> [THE REQUEST]
Print the lines that start the entries and continue through the one holding "(8.5,12.5) -- (250,12.5);", please, exactly and with the pictures omitted.

> [EXERCISE DATA]
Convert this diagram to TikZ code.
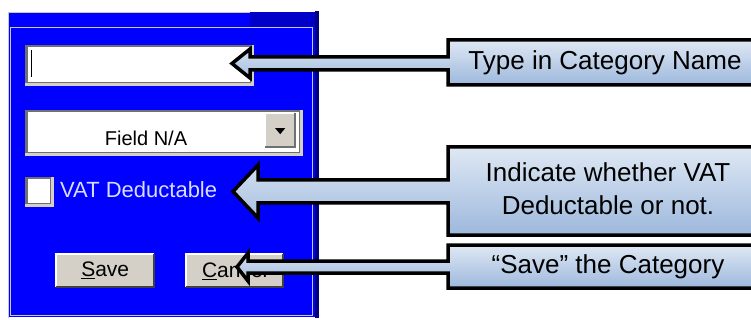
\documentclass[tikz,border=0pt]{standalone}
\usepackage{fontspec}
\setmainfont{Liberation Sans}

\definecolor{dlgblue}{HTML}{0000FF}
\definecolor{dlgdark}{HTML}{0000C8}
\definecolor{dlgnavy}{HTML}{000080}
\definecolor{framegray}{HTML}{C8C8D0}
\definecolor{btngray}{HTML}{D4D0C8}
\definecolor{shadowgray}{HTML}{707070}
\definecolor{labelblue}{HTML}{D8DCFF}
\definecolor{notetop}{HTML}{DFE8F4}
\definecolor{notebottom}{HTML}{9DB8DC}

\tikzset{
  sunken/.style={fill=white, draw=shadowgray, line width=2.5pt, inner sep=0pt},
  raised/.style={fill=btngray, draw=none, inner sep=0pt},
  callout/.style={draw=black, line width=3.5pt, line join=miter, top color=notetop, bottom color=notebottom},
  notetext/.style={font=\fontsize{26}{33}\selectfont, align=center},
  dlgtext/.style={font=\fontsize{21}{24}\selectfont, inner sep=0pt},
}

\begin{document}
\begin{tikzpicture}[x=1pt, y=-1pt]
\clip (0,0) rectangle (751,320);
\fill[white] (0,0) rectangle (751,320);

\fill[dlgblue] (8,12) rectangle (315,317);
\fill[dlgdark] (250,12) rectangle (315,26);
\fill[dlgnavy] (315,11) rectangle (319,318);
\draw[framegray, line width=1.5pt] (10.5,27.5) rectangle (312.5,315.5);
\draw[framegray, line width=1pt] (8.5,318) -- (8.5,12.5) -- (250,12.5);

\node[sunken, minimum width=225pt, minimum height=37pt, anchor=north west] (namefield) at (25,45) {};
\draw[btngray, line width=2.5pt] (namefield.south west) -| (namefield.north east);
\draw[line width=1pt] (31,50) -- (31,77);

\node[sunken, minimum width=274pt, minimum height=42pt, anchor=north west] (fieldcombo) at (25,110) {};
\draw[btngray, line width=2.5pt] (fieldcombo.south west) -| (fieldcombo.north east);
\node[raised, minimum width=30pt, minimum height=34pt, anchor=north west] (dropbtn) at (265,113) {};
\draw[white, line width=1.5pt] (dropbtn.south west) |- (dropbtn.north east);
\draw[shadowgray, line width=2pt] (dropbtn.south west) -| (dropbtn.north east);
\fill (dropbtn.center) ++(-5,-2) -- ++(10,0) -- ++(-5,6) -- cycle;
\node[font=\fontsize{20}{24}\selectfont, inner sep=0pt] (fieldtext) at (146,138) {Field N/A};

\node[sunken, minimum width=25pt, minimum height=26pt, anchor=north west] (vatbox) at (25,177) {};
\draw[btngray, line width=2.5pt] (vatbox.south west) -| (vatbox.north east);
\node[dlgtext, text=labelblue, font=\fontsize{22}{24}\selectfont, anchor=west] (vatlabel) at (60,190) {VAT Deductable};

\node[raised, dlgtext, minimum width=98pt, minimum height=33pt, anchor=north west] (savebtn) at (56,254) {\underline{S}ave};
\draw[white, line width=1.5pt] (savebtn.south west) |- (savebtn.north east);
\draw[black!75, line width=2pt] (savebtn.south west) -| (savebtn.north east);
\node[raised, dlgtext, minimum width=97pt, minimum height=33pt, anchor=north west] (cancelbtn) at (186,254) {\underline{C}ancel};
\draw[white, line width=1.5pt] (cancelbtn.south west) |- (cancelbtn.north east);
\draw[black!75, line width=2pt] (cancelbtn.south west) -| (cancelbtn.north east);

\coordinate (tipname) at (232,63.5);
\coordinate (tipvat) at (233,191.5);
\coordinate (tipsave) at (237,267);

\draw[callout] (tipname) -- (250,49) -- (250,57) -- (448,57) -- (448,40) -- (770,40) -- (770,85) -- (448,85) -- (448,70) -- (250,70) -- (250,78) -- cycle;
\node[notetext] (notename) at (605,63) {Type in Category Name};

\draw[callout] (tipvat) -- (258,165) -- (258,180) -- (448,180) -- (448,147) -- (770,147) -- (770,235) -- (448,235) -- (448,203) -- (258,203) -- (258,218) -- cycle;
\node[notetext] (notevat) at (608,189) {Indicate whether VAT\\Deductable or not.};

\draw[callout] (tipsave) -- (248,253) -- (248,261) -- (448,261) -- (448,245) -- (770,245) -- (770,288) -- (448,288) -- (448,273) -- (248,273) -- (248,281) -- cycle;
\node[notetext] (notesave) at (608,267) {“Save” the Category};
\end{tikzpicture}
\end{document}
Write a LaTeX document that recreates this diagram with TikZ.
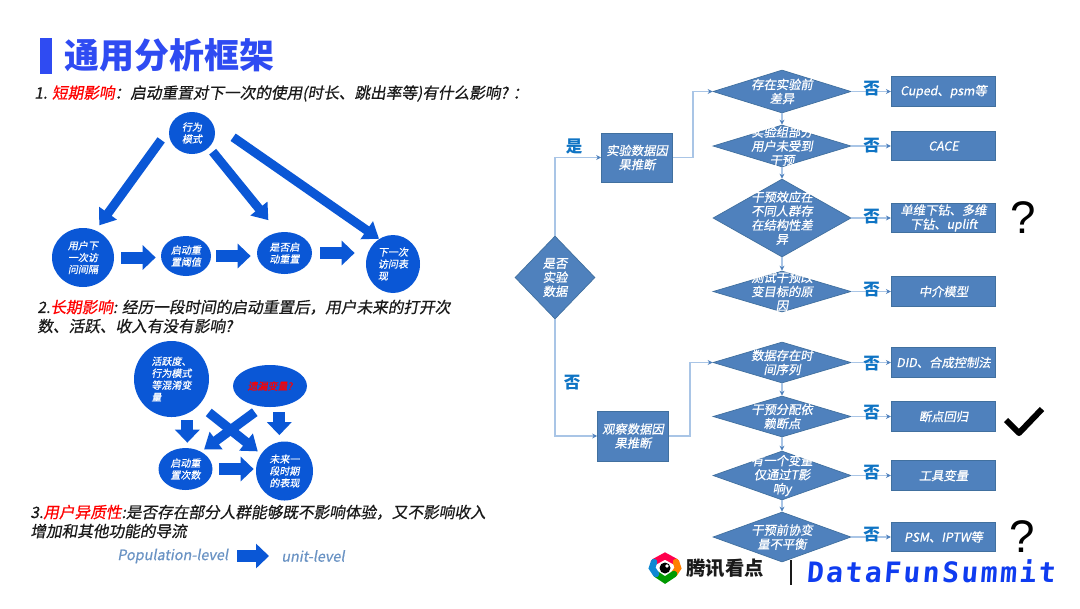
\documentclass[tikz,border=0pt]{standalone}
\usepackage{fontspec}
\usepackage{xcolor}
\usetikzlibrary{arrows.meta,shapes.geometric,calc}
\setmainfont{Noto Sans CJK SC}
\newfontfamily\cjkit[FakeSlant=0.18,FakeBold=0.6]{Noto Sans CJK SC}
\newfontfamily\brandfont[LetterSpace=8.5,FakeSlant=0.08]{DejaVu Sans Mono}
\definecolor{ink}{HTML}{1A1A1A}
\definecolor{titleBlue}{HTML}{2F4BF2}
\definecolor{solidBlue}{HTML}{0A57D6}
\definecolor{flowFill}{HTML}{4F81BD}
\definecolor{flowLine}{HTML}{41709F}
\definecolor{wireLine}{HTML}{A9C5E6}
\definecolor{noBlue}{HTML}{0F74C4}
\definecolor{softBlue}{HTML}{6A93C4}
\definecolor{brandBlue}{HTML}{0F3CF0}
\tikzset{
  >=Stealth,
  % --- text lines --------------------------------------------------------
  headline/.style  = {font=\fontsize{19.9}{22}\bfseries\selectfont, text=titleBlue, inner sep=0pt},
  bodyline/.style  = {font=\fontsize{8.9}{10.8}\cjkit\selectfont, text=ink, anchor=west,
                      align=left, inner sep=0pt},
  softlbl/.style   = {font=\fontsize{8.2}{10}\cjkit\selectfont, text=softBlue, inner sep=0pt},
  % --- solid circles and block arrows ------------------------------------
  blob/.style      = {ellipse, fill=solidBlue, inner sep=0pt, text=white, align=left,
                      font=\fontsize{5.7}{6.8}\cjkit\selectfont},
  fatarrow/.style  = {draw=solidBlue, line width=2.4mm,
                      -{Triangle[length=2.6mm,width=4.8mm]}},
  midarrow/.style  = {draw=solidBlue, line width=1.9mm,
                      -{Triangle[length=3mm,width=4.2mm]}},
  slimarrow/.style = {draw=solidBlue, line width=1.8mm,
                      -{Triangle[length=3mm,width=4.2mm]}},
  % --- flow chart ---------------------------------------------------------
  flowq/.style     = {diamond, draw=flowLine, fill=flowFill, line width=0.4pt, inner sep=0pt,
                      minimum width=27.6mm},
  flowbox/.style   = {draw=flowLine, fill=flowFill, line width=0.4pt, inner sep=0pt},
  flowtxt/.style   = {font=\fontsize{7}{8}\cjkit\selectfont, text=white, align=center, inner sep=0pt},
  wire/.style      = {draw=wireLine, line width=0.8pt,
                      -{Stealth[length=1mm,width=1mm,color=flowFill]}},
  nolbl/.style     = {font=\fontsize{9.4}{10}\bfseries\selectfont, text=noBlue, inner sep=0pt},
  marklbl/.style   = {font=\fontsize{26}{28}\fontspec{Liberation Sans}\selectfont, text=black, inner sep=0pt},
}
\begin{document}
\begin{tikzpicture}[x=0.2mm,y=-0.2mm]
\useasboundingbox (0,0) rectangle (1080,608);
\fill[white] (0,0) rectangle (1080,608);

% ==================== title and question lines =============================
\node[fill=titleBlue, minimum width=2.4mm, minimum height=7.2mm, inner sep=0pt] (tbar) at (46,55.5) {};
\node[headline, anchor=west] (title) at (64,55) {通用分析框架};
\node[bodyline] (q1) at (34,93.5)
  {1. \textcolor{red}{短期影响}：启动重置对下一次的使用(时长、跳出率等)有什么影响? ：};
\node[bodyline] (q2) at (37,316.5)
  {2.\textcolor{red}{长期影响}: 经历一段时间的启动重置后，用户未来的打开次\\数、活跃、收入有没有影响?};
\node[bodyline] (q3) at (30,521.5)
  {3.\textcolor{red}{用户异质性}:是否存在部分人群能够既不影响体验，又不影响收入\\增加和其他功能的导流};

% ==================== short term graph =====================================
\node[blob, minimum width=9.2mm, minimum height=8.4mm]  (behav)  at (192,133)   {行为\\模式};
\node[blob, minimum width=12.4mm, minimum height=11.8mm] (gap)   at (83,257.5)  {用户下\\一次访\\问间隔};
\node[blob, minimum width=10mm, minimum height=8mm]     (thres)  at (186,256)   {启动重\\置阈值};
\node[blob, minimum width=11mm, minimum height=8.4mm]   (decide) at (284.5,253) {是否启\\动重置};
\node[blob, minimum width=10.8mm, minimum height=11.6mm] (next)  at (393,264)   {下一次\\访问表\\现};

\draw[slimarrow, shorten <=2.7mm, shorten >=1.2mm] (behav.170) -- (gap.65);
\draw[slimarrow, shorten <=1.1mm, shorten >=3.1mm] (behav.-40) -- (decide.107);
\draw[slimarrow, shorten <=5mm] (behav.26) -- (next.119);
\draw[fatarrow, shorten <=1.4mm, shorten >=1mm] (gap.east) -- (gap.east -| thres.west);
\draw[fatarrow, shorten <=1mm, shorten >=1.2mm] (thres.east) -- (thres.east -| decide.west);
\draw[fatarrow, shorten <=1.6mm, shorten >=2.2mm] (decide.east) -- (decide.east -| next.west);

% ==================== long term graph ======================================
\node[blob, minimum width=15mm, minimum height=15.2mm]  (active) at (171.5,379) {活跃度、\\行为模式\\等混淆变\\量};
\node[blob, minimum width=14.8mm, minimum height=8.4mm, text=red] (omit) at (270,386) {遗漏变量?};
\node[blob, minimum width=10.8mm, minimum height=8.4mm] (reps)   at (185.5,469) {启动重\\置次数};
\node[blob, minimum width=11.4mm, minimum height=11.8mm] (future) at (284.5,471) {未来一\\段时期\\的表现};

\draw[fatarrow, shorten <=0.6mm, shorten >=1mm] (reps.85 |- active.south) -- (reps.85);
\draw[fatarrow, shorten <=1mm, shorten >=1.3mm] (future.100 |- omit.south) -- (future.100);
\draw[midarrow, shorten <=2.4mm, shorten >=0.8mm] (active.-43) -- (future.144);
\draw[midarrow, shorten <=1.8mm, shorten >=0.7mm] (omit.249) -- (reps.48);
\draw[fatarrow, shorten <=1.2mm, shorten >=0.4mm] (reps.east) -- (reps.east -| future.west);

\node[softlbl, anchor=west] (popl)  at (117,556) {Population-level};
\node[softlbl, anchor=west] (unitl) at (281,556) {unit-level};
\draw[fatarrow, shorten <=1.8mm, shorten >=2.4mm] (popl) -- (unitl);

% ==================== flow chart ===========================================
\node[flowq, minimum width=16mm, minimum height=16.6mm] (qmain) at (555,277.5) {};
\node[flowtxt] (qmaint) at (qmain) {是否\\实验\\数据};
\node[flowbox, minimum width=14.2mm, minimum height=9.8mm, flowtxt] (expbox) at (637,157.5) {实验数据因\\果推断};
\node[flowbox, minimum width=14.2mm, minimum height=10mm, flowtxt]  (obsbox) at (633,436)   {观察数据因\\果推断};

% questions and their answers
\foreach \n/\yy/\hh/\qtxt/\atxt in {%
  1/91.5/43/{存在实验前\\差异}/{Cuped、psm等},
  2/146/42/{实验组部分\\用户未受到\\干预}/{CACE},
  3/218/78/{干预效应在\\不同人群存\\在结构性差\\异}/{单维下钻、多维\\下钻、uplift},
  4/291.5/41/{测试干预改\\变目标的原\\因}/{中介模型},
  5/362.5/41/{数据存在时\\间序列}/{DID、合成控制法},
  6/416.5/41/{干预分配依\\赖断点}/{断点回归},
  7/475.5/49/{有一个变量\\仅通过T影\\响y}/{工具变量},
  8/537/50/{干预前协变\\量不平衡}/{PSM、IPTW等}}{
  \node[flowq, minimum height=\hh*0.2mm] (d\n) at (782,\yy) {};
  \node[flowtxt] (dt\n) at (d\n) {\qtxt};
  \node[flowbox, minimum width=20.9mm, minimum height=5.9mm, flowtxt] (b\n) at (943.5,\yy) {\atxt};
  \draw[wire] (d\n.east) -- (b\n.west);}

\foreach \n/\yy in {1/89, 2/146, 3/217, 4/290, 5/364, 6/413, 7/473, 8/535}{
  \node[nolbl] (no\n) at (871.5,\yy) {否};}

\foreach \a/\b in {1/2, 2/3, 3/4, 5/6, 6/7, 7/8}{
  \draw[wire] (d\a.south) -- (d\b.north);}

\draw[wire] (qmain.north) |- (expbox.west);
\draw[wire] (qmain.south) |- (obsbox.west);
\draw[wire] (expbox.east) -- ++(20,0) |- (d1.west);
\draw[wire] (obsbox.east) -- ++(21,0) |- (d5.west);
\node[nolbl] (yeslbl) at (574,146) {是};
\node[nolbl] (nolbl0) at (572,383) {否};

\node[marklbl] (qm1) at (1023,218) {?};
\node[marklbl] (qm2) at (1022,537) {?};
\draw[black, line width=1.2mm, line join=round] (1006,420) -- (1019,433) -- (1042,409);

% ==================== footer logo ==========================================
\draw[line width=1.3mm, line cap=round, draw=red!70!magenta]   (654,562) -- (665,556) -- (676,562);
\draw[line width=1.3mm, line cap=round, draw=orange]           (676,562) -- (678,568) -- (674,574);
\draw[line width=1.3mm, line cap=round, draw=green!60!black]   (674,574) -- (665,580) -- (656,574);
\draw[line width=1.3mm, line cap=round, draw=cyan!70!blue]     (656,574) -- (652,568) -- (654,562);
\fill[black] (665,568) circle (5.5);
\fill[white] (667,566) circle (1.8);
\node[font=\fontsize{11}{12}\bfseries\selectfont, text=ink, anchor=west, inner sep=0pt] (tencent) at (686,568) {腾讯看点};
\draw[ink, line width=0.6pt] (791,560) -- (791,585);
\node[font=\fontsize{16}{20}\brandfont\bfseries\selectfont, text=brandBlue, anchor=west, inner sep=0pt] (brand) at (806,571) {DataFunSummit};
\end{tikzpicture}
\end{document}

> [RESPONSE TO THIS EXERCISE]
Convert this diagram to TikZ code.
\documentclass[tikz,border=0pt]{standalone}
\usepackage{fontspec}
\setmainfont{Liberation Sans}

\definecolor{dlgblue}{HTML}{0000FF}
\definecolor{dlgdark}{HTML}{0000C8}
\definecolor{dlgnavy}{HTML}{000080}
\definecolor{framegray}{HTML}{C8C8D0}
\definecolor{btngray}{HTML}{D4D0C8}
\definecolor{shadowgray}{HTML}{707070}
\definecolor{labelblue}{HTML}{D8DCFF}
\definecolor{notetop}{HTML}{DFE8F4}
\definecolor{notebottom}{HTML}{9DB8DC}

\tikzset{
  sunken/.style={fill=white, draw=shadowgray, line width=2.5pt, inner sep=0pt},
  raised/.style={fill=btngray, draw=none, inner sep=0pt},
  callout/.style={draw=black, line width=3.5pt, line join=miter, top color=notetop, bottom color=notebottom},
  notetext/.style={font=\fontsize{26}{33}\selectfont, align=center},
  dlgtext/.style={font=\fontsize{21}{24}\selectfont, inner sep=0pt},
}

\begin{document}
\begin{tikzpicture}[x=1pt, y=-1pt]
\clip (0,0) rectangle (751,320);
\fill[white] (0,0) rectangle (751,320);

\fill[dlgblue] (8,12) rectangle (315,317);
\fill[dlgdark] (250,12) rectangle (315,26);
\fill[dlgnavy] (315,11) rectangle (319,318);
\draw[framegray, line width=1.5pt] (10.5,27.5) rectangle (312.5,315.5);
\draw[framegray, line width=1pt] (8.5,318) -- (8.5,12.5) -- (250,12.5);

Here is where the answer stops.